Like other Western countries, Germany faces a dilemma of how to deal with citizens who went to the Middle East to join groups like Islamic State, which was driven out of its last territorial enclave in March by U.S.-backed forces.

The suspected fighter, whose fate is unknown, left Germany for Syria with his wife and two daughters, now aged 7 and 8, in 2014. His wife had a third child in Syria two years ago, the court spokesman said.

Germany’s government had wanted to repatriate only the children. But the Kurdish-led administration in Syrian Kurdistan, where thousands of Islamic State fighters are being held, demanded that their mother also be sent back.

A German foreign ministry spokesman said the government was studying the ruling and may appeal at a higher court. A lawyer for the family did not respond to a request for comment.

German intelligence officials say more than 1,000 Germans went to fight in Syria and Iraq, where Islamic State once controlled swathes of territory in a self-declared caliphate.

About a third have returned to Germany, another third are believed to have died, and the rest are thought still to be in Iraq and Syria, these officials say.

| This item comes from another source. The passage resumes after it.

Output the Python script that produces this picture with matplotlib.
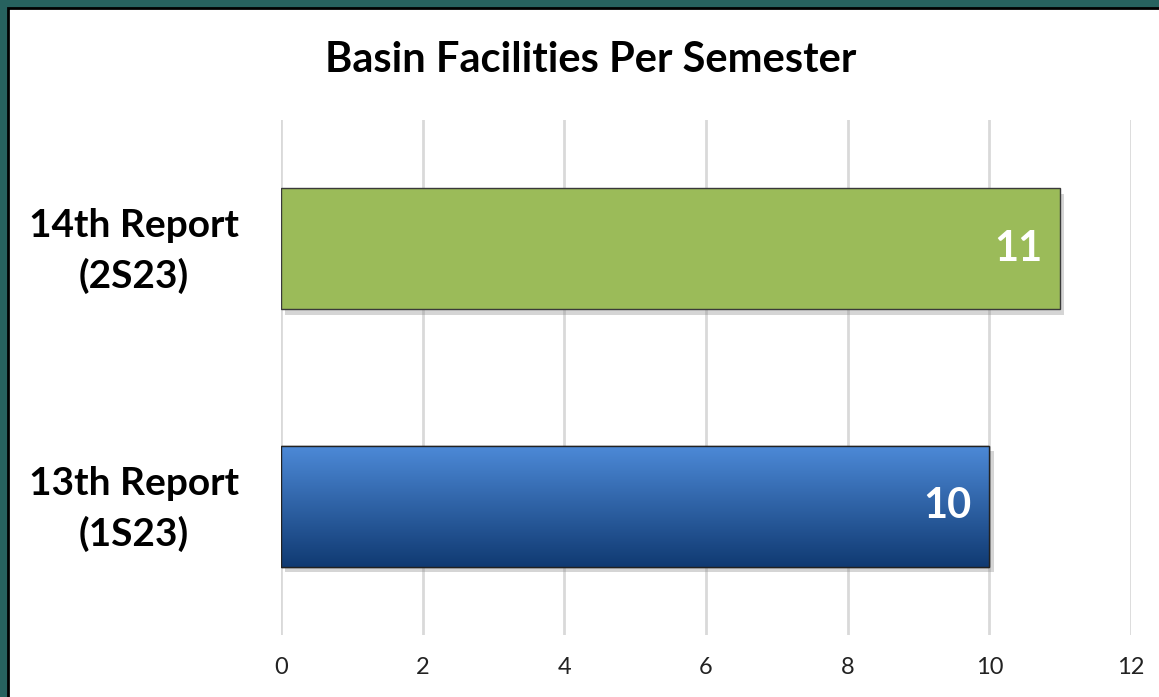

Syria’s Kurds have detained thousands of local and foreign fighters suspected of fighting for IS, as well as thousands of related women and children, during the US-backed battle against IS in Syria.

The Kurdish-led Syrian Democratic Forces expelled the extremist group from its last patch of territory in the eastern Syrian village of Baghouz in March 2019.

U.S. President Donald Trump has urged Britain, France and Germany to take back more of their nationals from among the detainees and put them on trial.

Germany has said it would take back fighters only if the suspects have consular access, adding that in principle, all of its citizens and those suspected of having fought for Islamic State have the right to return.

But in April, the government approved a draft bill allowing it to strip Germans with a second nationality who fight abroad for groups like Islamic State of their citizenship.

U.S. has for years supported the Kurdish-led Syrian Democratic Forces (SDF) in the fight against the Islamic State group in Syria, as part of an international anti-jihadist coalition dominated by the Kurdish People’s Protection Units (YPG). But U.S. President Donald Trump abruptly announced the pullout from Syria.

The Kurdish PYD and its powerful military wing YPG/YPJ considered the most effective fighting force against IS. The YPG, which make up the backbone of the SDF forces, has seized swathes of Syria from Islamic State.

In 2013, the Syrian Kurdish Democratic Union Party PYD — the political branch of the Kurdish People’s Protection Units (YPG) — has established three autonomous Cantons of Jazeera, Kobani and Afrin and a Kurdish government across Syrian Kurdistan in 2013. On March 17, 2016, Kurdish and Arab authorities announced the creation of a “federal region” made up of those semi-autonomous regions in Syrian Kurdistan.